TASK STATEMENT |
Return all of the data exactly as written, without the pictures.

AVAILABLE DATA |
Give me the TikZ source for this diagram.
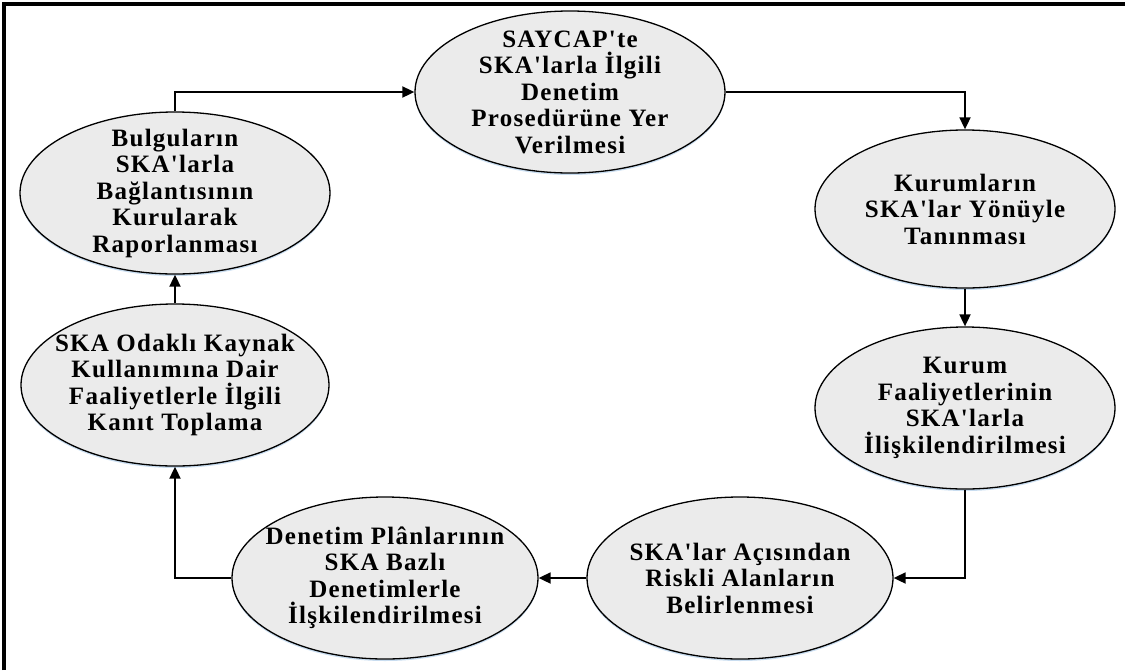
\documentclass[tikz,border=0pt]{standalone}
\usepackage{fontspec}
\setmainfont{Liberation Serif}
\newfontfamily\stepfont{Liberation Serif}[LetterSpace=5]
\usetikzlibrary{arrows.meta,shapes.geometric,shadows}
\definecolor{stepfill}{HTML}{EBEBEB}
\definecolor{glow}{HTML}{C9DDF0}
\tikzset{
  stepnode/.style={ellipse, draw=black, line width=1.3pt, fill=stepfill,
    inner sep=0pt, minimum width=310pt, minimum height=162pt,
    drop shadow={shadow xshift=0pt, shadow yshift=-2pt, fill=glow, opacity=1}},
  steptext/.style={align=center, font=\stepfont\bfseries\fontsize{25}{26.5}\selectfont},
  flow/.style={line width=1.8pt, -{Triangle[length=12pt,width=11pt]}},
  frame/.style={line width=3.5pt}
}
\begin{document}
\begin{tikzpicture}[x=1pt,y=-1pt]
\useasboundingbox (0,0) rectangle (1125,670);
% page frame (top and left rules)
\draw[frame] (4,670) -- (4,4) -- (1125,4);

% process steps
\node[stepnode, label={[steptext]center:SAYCAP'te\\SKA'larla İlgili\\Denetim\\Prosedürüne Yer\\Verilmesi}]
  (saycap) at (570,92) {};
\node[stepnode, minimum width=300pt, minimum height=158pt,
  label={[steptext]center:Kurumların\\SKA'lar Yönüyle\\Tanınması}]
  (kurum) at (965,209) {};
\node[stepnode, minimum width=300pt,
  label={[steptext]center:Kurum\\Faaliyetlerinin\\SKA'larla\\İlişkilendirilmesi}]
  (faal) at (965,408) {};
\node[stepnode, minimum width=306pt,
  label={[steptext]center:SKA'lar Açısından\\Riskli Alanların\\Belirlenmesi}]
  (risk) at (740,578) {};
\node[stepnode, minimum width=306pt,
  label={[steptext]center:Denetim Plânlarının\\SKA Bazlı\\Denetimlerle\\İlşkilendirilmesi}]
  (plan) at (385,578) {};
\node[stepnode, minimum width=308pt,
  label={[steptext]center:SKA Odaklı Kaynak\\Kullanımına Dair\\Faaliyetlerle İlgili\\Kanıt Toplama}]
  (odak) at (175,385) {};
\node[stepnode,
  label={[steptext]center:Bulguların\\SKA'larla\\Bağlantısının\\Kurularak\\Raporlanması}]
  (bulg) at (175,193) {};

% cycle connectors
\draw[flow] (bulg.north) |- (saycap.west);
\draw[flow] (saycap.east) -| (kurum.north);
\draw[flow] (kurum.south) -- (faal.north);
\draw[flow] (faal.south) |- (risk.east);
\draw[flow] (risk.west) -- (plan.east);
\draw[flow] (plan.west) -| (odak.south);
\draw[flow] (odak.north) -- (bulg.south);
\end{tikzpicture}
\end{document}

FINISHED TASK |
Give me the TikZ source for this diagram.
\documentclass[tikz,border=0pt]{standalone}
\usepackage{fontspec}
\setmainfont{Liberation Serif}
\newfontfamily\stepfont{Liberation Serif}[LetterSpace=5]
\usetikzlibrary{arrows.meta,shapes.geometric,shadows}
\definecolor{stepfill}{HTML}{EBEBEB}
\definecolor{glow}{HTML}{C9DDF0}
\tikzset{
  stepnode/.style={ellipse, draw=black, line width=1.3pt, fill=stepfill,
    inner sep=0pt, minimum width=310pt, minimum height=162pt,
    drop shadow={shadow xshift=0pt, shadow yshift=-2pt, fill=glow, opacity=1}},
  steptext/.style={align=center, font=\stepfont\bfseries\fontsize{25}{26.5}\selectfont},
  flow/.style={line width=1.8pt, -{Triangle[length=12pt,width=11pt]}},
  frame/.style={line width=3.5pt}
}
\begin{document}
\begin{tikzpicture}[x=1pt,y=-1pt]
\useasboundingbox (0,0) rectangle (1125,670);
% page frame (top and left rules)
\draw[frame] (4,670) -- (4,4) -- (1125,4);

% process steps
\node[stepnode, label={[steptext]center:SAYCAP'te\\SKA'larla İlgili\\Denetim\\Prosedürüne Yer\\Verilmesi}]
  (saycap) at (570,92) {};
\node[stepnode, minimum width=300pt, minimum height=158pt,
  label={[steptext]center:Kurumların\\SKA'lar Yönüyle\\Tanınması}]
  (kurum) at (965,209) {};
\node[stepnode, minimum width=300pt,
  label={[steptext]center:Kurum\\Faaliyetlerinin\\SKA'larla\\İlişkilendirilmesi}]
  (faal) at (965,408) {};
\node[stepnode, minimum width=306pt,
  label={[steptext]center:SKA'lar Açısından\\Riskli Alanların\\Belirlenmesi}]
  (risk) at (740,578) {};
\node[stepnode, minimum width=306pt,
  label={[steptext]center:Denetim Plânlarının\\SKA Bazlı\\Denetimlerle\\İlşkilendirilmesi}]
  (plan) at (385,578) {};
\node[stepnode, minimum width=308pt,
  label={[steptext]center:SKA Odaklı Kaynak\\Kullanımına Dair\\Faaliyetlerle İlgili\\Kanıt Toplama}]
  (odak) at (175,385) {};
\node[stepnode,
  label={[steptext]center:Bulguların\\SKA'larla\\Bağlantısının\\Kurularak\\Raporlanması}]
  (bulg) at (175,193) {};

% cycle connectors
\draw[flow] (bulg.north) |- (saycap.west);
\draw[flow] (saycap.east) -| (kurum.north);
\draw[flow] (kurum.south) -- (faal.north);
\draw[flow] (faal.south) |- (risk.east);
\draw[flow] (risk.west) -- (plan.east);
\draw[flow] (plan.west) -| (odak.south);
\draw[flow] (odak.north) -- (bulg.south);
\end{tikzpicture}
\end{document}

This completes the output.